I’m not saying the above it true for every guy but in the last year it’s helped me go from being the last girl a man thinks about to being the first. Daddy bought me a Valentine, the boyfriend took me on an overnight trip complete with champagne in the room (can we imagine how “thrilled” I became over this?) and Jilly’s had more dates or at least appears more datable this year than in times past! So why wasn’t I told this before? It isn’t obvious to all of us.

Saturday, April 05, 2008

The End of Chapter 26

Chapter 26 is nearing an almost definite end. Chapter 27 is about to begin. She began Chapter 26 in bewilderment. She was a little girl desperately clutching onto the hope that someone in this world cared enough to take care of her. Throughout Chapter 26 she clung to a man who didn't and wouldn't take care of her. Through the year he poked, stabbed and crushed the romantic dreams of the strawberry blond who believed that one day her prince would come. They'd date, fall in love and start a beautiful family. Only the lonely, dark introvert had no thoughts or dreams of making hers a reality. So, at the onset of the closing of Chapter 26 she has closed the door to happily ever after with the boyish, dark introvert. As said in Pride and Prejudice "that chapter is definitely closed". With those words she says "good, I deserved better".

Chapter 26 was an interesting one.
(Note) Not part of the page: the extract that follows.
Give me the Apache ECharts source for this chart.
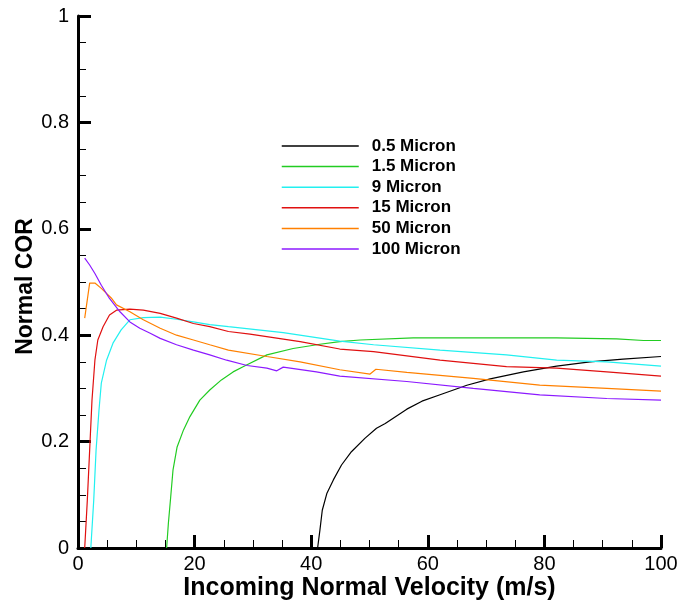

It was the birthing process from girl to woman. It didn't happen over night but rather in small almost undetectable stages. She almost didn't see it happening. Suddenly one day her tastes became defined, her dreams became attainable and her faith became the work of her own autobiography as opposed to living another's biography.

She watched as family's prepared for Easter. Mom would prepare the meal, dad would cut the meat and children would arrive and "assist" the process. The strawberry blond hunted through cooking magazines, online recipe sites and sought the advice of her mother's friend as to how to prepare her first ham. She chopped, minced and simmered all day Saturday and had everyone come on Sunday. The ham was a success and her life was moving successfully in a new direction.